Review: Beetles From The West, Hope Theatre

“Please don’t google that”

Trapped inside a hospital waiting room that doesn’t even have a television in it – only a pile of battered games like Uno and Monopoly – Boyd and Jenny anxiously wait for news of his father. A veteran of Afghanistan, his son angrily tells us he’s a Crystal Palace man, the kind of man who never gets ill, but a severe seizure doesn’t lie and as Henry, his doctor, arrives to take a medical history, it becomes clear that this is a household where the health of both the body and the mind has been neglected.

For it emerges that Boyd’s dad has prostate cancer and so James Hartnell’s Beetles From The West deals with the shattering news that a diagnosis can have on those around the patient. And at its elegiac best, the play delves into the memories of all three characters and dredges up their own experiences with their fathers, reflecting on how that has shaped who they are today. Ed Locke’s striking lighting design pulls us out of Kitty Hinchcliffe’s institutional design with poetic power for these sequences and they’re very well done.

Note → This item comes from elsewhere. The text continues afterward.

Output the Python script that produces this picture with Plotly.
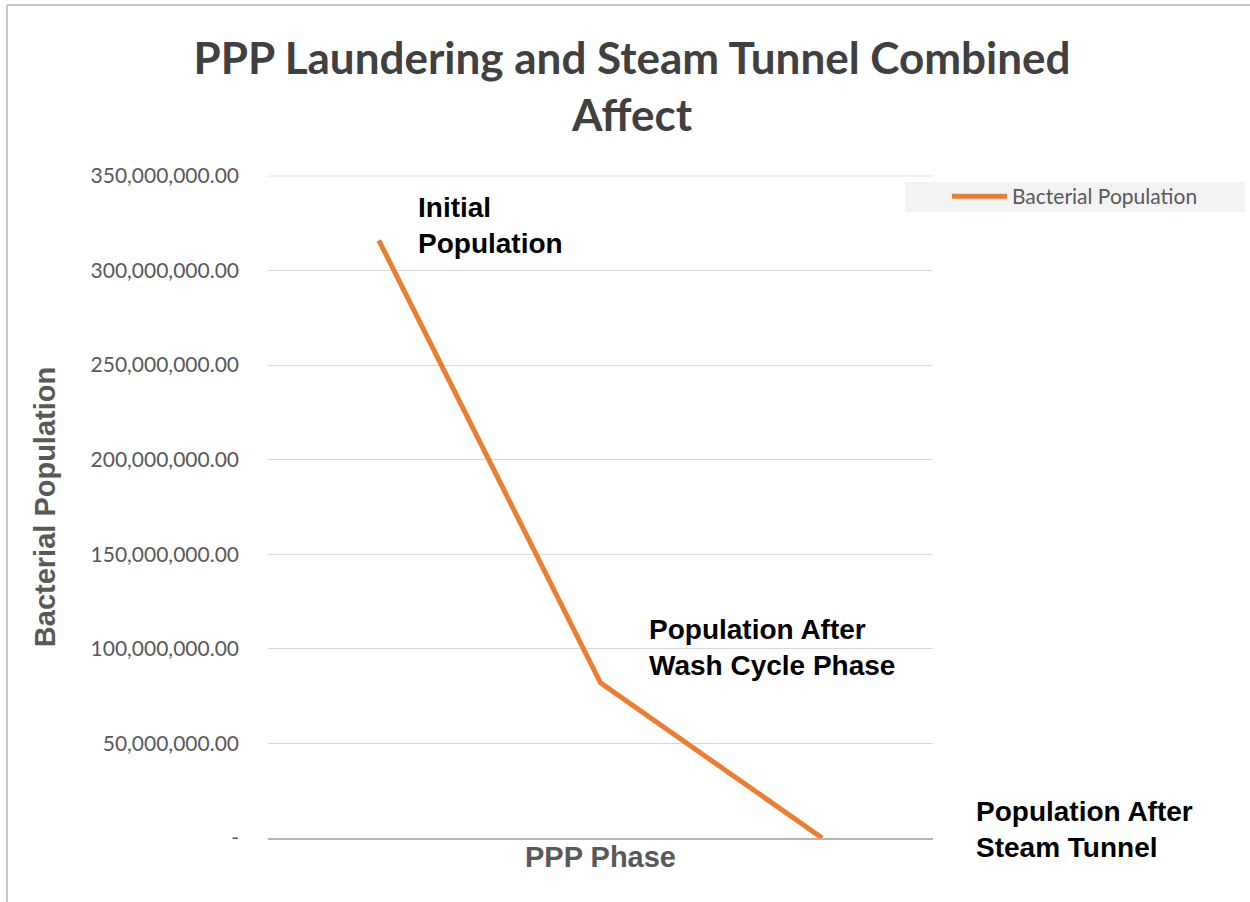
import plotly.graph_objects as go

# data
fases = ["Initial Population", "Population After Wash Cycle Phase", "Population After Steam Tunnel"]
rotulos = ["Initial<br>Population", "Population After<br>Wash Cycle Phase", "Population After<br>Steam Tunnel"]
populacao = [316000000, 82000000, 0]

ticks_y = [0, 50000000, 100000000, 150000000, 200000000, 250000000, 300000000, 350000000]
ticks_txt = ["-", "50,000,000.00", "100,000,000.00", "150,000,000.00", "200,000,000.00",
             "250,000,000.00", "300,000,000.00", "350,000,000.00"]

LARANJA = "#ed7d31"
CINZA_TXT = "#595959"

# deslocamento de cada rotulo em px (estilo)
desloc = [(37, 15), (46, 35), (152, 9)]

fig = go.Figure(go.Scatter(
    x=fases, y=populacao, mode="lines", name="Bacterial Population",
    line=dict(color=LARANJA, width=5),
))

for f, r, p, (dx, dy) in zip(fases, rotulos, populacao, desloc):
    fig.add_annotation(
        x=f, y=p, text="<b>" + r + "</b>", showarrow=False, align="left",
        xanchor="left", yanchor="middle", xshift=dx, yshift=dy,
        font=dict(family="Liberation Sans, Arial", size=28, color="#000000"),
    )

fig.update_layout(
    width=1250, height=902,
    margin=dict(l=268, r=317, t=176, b=64),
    paper_bgcolor="white", plot_bgcolor="white",
    title=dict(
        text="<b>PPP Laundering and Steam Tunnel Combined<br>Affect</b>",
        x=0.5056, xanchor="center", y=0.918, yanchor="middle",
        font=dict(family="Lato, Open Sans", size=44, color="#404040"),
    ),
    showlegend=True,
    legend=dict(
        x=1.021, y=1.0, xanchor="left", yanchor="top", xref="paper",
        bgcolor="rgba(0,0,0,0)", font=dict(family="Lato, Open Sans", size=21, color=CINZA_TXT),
        itemwidth=55,
    ),
    xaxis=dict(
        range=[-0.5, 2.5], showticklabels=False, showgrid=False,
        showline=True, linecolor="#b4b4b4", linewidth=1.5, ticks="",
        title=dict(text="<b>PPP Phase</b>", standoff=8,
                   font=dict(family="Liberation Sans, Arial", size=29, color=CINZA_TXT)),
    ),
    yaxis=dict(
        range=[0, 350000000], tickvals=ticks_y, ticktext=ticks_txt,
        showgrid=True, gridcolor="#d9d9d9", gridwidth=1, zeroline=False,
        ticks="", ticklabelstandoff=28,
        tickfont=dict(family="Lato, Open Sans", size=21, color=CINZA_TXT),
        title=dict(text="<b>Bacterial Population</b>", standoff=26,
                   font=dict(family="Liberation Sans, Arial", size=29, color=CINZA_TXT)),
    ),
)

# linha de grade do topo (350M), que o plotly nao desenha na borda
fig.add_shape(type="line", xref="paper", yref="paper", layer="below",
              x0=0, x1=1, y0=1, y1=1, line=dict(color="#e4e4e4", width=1))

# fundo cinza da legenda
fig.add_shape(type="rect", xref="paper", yref="paper", layer="below",
              x0=(905 - 268) / 665, x1=(1245 - 268) / 665,
              y0=1 - (212 - 176) / 662, y1=1 - (182 - 176) / 662,
              fillcolor="#f3f3f3", line=dict(width=0))

# moldura da area do grafico (borda esquerda e superior)
xb = (7 - 268) / 665
yb = 1 + (176 - 5) / 662
fig.add_shape(type="line", xref="paper", yref="paper",
              x0=xb, x1=xb, y0=-64 / 662, y1=yb,
              line=dict(color="#c8c8c8", width=2))
fig.add_shape(type="line", xref="paper", yref="paper",
              x0=xb, x1=1 + 317 / 665, y0=yb, y1=yb,
              line=dict(color="#c8c8c8", width=2))

fig.write_html("out.html", config={"displayModeBar": False},
               post_script="document.body.style.margin='0';")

The play also ambitiously reaches for a world of other reference points – the overstretched nature of today’s NHS, the scandal of the junior doctors’ contract struggles, depression in young men, the progression of cancer itself – and here it is slightly less sure-footed. With a running time of just over an hour, there just isn’t the room to explore them all in the depth they deserve. And the initial writing of Boyd and Jenny as obnoxious types who won’t let the doctor finish a sentence and trust googled diagnoses over his own requires time for them to travel a redemptive arc. 

And it is ultimately redemptive. Falling Pennies’ production reminds us that there’s no right way to respond to such news, no one way to deal with cancer. And Hartnell’s writing backs this up with the kind of hyper-real detail that is instantly recognisable – the numbing shock upon receiving bad news that sends the randomest of memories to the fore, the ease with which we slip into describing the “battle” against cancer to disguise its massive complexities, even the way in which the essential truth of your human nature is revealed through how you play board games. 

Stylishly directed by Phil Croft and powerfully acted by Ryan Penny’s Boyd, who clearly prioritises muscle training over mindful thinking, Shian Denovan’s Jenny who slowly comes to realise the gravity of the situation facing the man she loves more as a father than her own, and Chris Machari’s doctor, who – one instance of overstepping boundaries aside – is sympathetically harried.